I am looking for suggestions to validate an XML element which holds the date and i need a function in the XSLT to validate whether it is in YYYYMMDD format or not.
The EXSLT Date and Time functions should be useful here. I believe that their parseDate function will return an empty string on failure. It might not get you 100% of what you want, but it should solve some of the harder problems of date parsing (figuring out if days are valid for particular months, while dealing with leap year rules, etc).
Easiest way to do it is by using extension functions of your XSLT-processor.
It depends a bit on how far you want to push on "validation".
You could do this:
<xsl:if test="
string-length(date) = 8
and translate(date, '0123456789', '') = ''
">
<!-- date looks like it could be valid -->
</xsl:if>
You could also make a more thorough check:
<xsl:if test="
string-length(date) = 8
and translate(date, '0123456789', '') = ''
and number(substring(date, 1, 4)) >= 1970
and number(substring(date, 5, 2)) <= 12
and number(substring(date, 7, 2)) <= 31
">
<!-- date looks like it could really be valid -->
</xsl:if>
However, the latter would still allow 20090231. If you want to rule that out, invocation of an extension function of some sort might become inevitable.
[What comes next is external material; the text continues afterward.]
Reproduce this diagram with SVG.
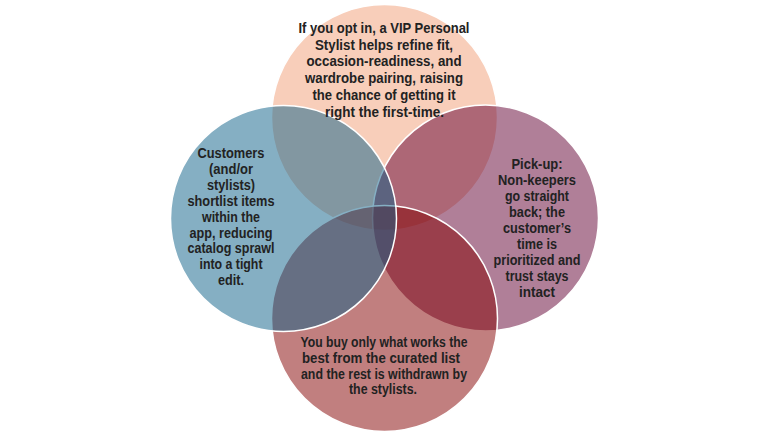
<svg xmlns="http://www.w3.org/2000/svg" width="768" height="437" viewBox="0 0 768 437">
<style>
.c{stroke:#fff;stroke-width:1.5}
.t{font-family:"Liberation Sans Narrow","Liberation Sans",Arial,sans-serif;font-weight:bold;font-size:14.5px;fill:#222;text-anchor:middle}
</style>
<rect width="768" height="437" fill="#fff"/>
<g id="node-top">
<circle class="c" cx="384.5" cy="117.5" r="113" fill="#F8CEBA"/>
</g>
<g id="node-right">
<circle class="c" cx="485.5" cy="218" r="113" fill="#610031" fill-opacity="0.5"/>
</g>
<g id="node-bottom">
<circle class="c" cx="384.5" cy="318.5" r="113" fill="#830000" fill-opacity="0.5"/>
</g>
<g id="node-left">
<circle class="c" cx="283.5" cy="218.5" r="113" fill="#0B5F87" fill-opacity="0.5"/>
</g>
<g id="labels" class="t">
<text x="384" y="33" textLength="171" lengthAdjust="spacingAndGlyphs">If you opt in, a VIP Personal</text>
<text x="384" y="49.7" textLength="138" lengthAdjust="spacingAndGlyphs">Stylist helps refine fit,</text>
<text x="384" y="66.4" textLength="155" lengthAdjust="spacingAndGlyphs">occasion-readiness, and</text>
<text x="384" y="83.1" textLength="158" lengthAdjust="spacingAndGlyphs">wardrobe pairing, raising</text>
<text x="384" y="99.8" textLength="143" lengthAdjust="spacingAndGlyphs">the chance of getting it</text>
<text x="384.5" y="116.5" textLength="119" lengthAdjust="spacingAndGlyphs">right the first-time.</text>

<text x="231" y="158.3" textLength="67" lengthAdjust="spacingAndGlyphs">Customers</text>
<text x="231" y="174.2" textLength="44" lengthAdjust="spacingAndGlyphs">(and/or</text>
<text x="231" y="190" textLength="48" lengthAdjust="spacingAndGlyphs">stylists)</text>
<text x="231" y="205.9" textLength="87" lengthAdjust="spacingAndGlyphs">shortlist items</text>
<text x="231" y="221.7" textLength="58" lengthAdjust="spacingAndGlyphs">within the</text>
<text x="231" y="237.6" textLength="83" lengthAdjust="spacingAndGlyphs">app, reducing</text>
<text x="231" y="253.4" textLength="87" lengthAdjust="spacingAndGlyphs">catalog sprawl</text>
<text x="231" y="269.3" textLength="63" lengthAdjust="spacingAndGlyphs">into a tight</text>
<text x="231" y="285.1" textLength="26" lengthAdjust="spacingAndGlyphs">edit.</text>

<text x="537" y="169" textLength="51" lengthAdjust="spacingAndGlyphs">Pick-up:</text>
<text x="537" y="185" textLength="78" lengthAdjust="spacingAndGlyphs">Non-keepers</text>
<text x="537" y="200.9" textLength="64" lengthAdjust="spacingAndGlyphs">go straight</text>
<text x="537" y="216.9" textLength="56" lengthAdjust="spacingAndGlyphs">back; the</text>
<text x="537" y="232.8" textLength="68" lengthAdjust="spacingAndGlyphs">customer’s</text>
<text x="537" y="248.8" textLength="40" lengthAdjust="spacingAndGlyphs">time is</text>
<text x="537" y="264.7" textLength="87" lengthAdjust="spacingAndGlyphs">prioritized and</text>
<text x="537" y="280.7" textLength="63" lengthAdjust="spacingAndGlyphs">trust stays</text>
<text x="537" y="296.6" textLength="36" lengthAdjust="spacingAndGlyphs">intact</text>

<text x="384" y="346.7" textLength="167" lengthAdjust="spacingAndGlyphs">You buy only what works the</text>
<text x="381" y="362.6" textLength="158" lengthAdjust="spacingAndGlyphs">best from the curated list</text>
<text x="384" y="378.5" textLength="166" lengthAdjust="spacingAndGlyphs">and the rest is withdrawn by</text>
<text x="383" y="394.3" textLength="68" lengthAdjust="spacingAndGlyphs">the stylists.</text>
</g>
</svg>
You say that you're using Saxon. If this is the recent version (8.x, 9.x), then it's an XSLT 2.0 processor, and as such, it supports the xsl:analyze-string
instruction for parsing strings using regular expressions, and XML Schema primitive datatypes, including xs:date
. So you can use regex to split date into components, then convert the result to ISO 8601 date, try to convert it to xs:date
for validation of month and day (this should handle leap years etc correctly):
<xsl:variable name="date-string" select="..."/>
...
<xsl:analyze-string select="$date-string" regex="^(\d{4})(\d{2})(\d{2})$">
<xsl:matching-substring>
<xsl:variable name="$year" select="xs:integer(regex-group(1))"/>
<xsl:variable name="$month" select="xs:integer(regex-group(2))"/>
<xsl:variable name="$day" select="xs:integer(regex-group(3))"/>
<xsl:variable name="$date-iso" select="concat($year, '-', $month, '-', $day)" />
<xsl:choose>
<xsl:when test="$date-iso castable as xs:date">
<xsl:variable name="$date" select="$date-iso cast as xs:date" />
<!-- $date now contains an xs:date value, which you can work with using XPath 2.0 date functions -->
...
</xsl:when>
<xsl:otherwise>
<!-- $date-string was in YYYYMMDD format, but values for some of components were incorrect (e.g. February 31). -->
...
</xsl:otherwise>
</xsl:choose>
</xsl:matching-substring>
<xsl:non-matching-substring>
<!-- $date-string wasn't in YYYYMMDD format at all -->
...
</xsl:non-matching-substring>
</xsl:analyze-string>